I can bear any pain as long as it has meaning.

Haruki Murakami (1Q84)

Emotional challenges

We have witnessed many emotional challenges more recently. This is very observable because it does have a direct impact on people’s behaviors. Transformation is a confrontation between a new reality and what we think reality “should” be.  This confrontation might trigger many different emotions. I will only mention a few to illustrate:

  • Fear of the unknown. Because with change, especially at the scale we’ve been experiencing recently, there are no guaranteed results. Moving with a transformation is about taking a risk and not being sure that we will be able to cope, or that the results will actually be beneficial for our lives, personal, professional, career, finance, etc. 
  • Anger of having to let go what we were attach to. Am I going to lose what I had painstakingly gained? Letting go of the old to embrace the new, is it fair? Why should I while others don’t have to? 
  • Fear of not being in control, of not being able to perform as expected, of having to suffer negative consequences to our career development.
  • Sadness over the loss of what once was: myself, my position, my beliefs, my ambitions, my company car, my expertise etc.

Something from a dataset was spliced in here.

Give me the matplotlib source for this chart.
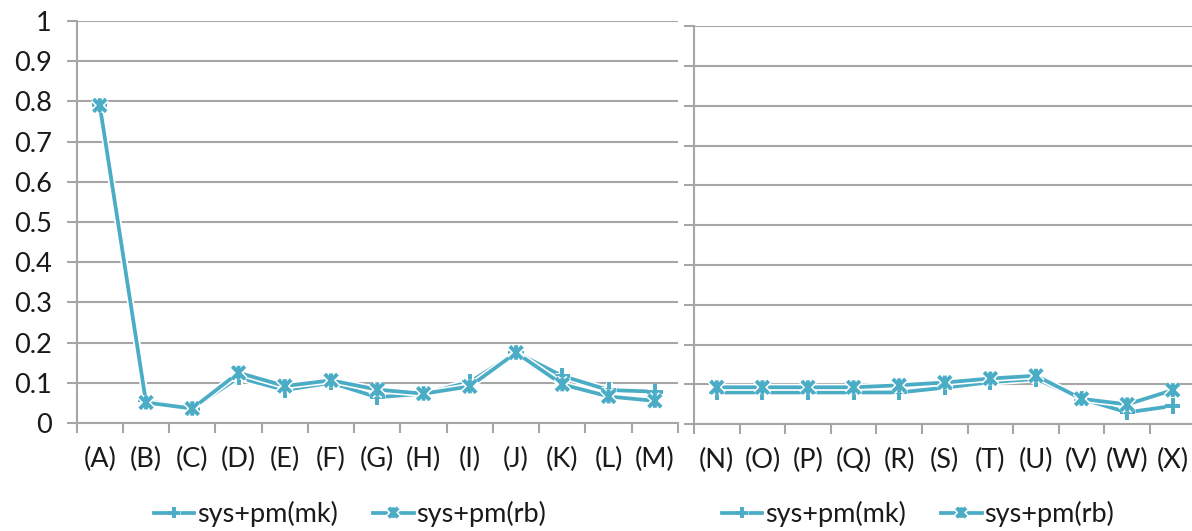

New beginnings are often disguised as painful endings.

Lao Tzu

So reviewing some of the potential pains of transformation aims to educate the leaders of change, so they can better empathize with the people they call “resistant to change.” Because not everyone resists change for the same reasons, but they might all be put in the same basket, as the naysayers or the backward thinkers, the ones who do not adapt to the new world. All they need is to be understood. And that their pain is acknowledged. Once that has happened, it will become easier to have the courage to go through that pain in order to give energy for the transformation.

It is only through labor and painful effort, by grim energy and resolute courage, that we move on to better things.

Theodore Roosevelt

So, how do we acknowledge the pains of transformation?

Start by  asking the following questions and be sure to listen to the answers, however “annoying” or “irrational” you might perceive them to be:

  1. How is this transformation affecting your daily life? On a physical, practical and operational level? 
  2. What skills or competencies do you already have than can support the transformation? What will require an effort for you? What skills do you feel you need to develop so you can be confident about your new mission?
  3. How is this transformation aligned, or in conflict with your values?
  4. How do you feel about the transformation? What are you worried about? What do you find frustrating? What do you feel you might lose? What motivates you in our proposed transformation?

Then start a dialogue to build together how to move forward through the pains of transformation with courage.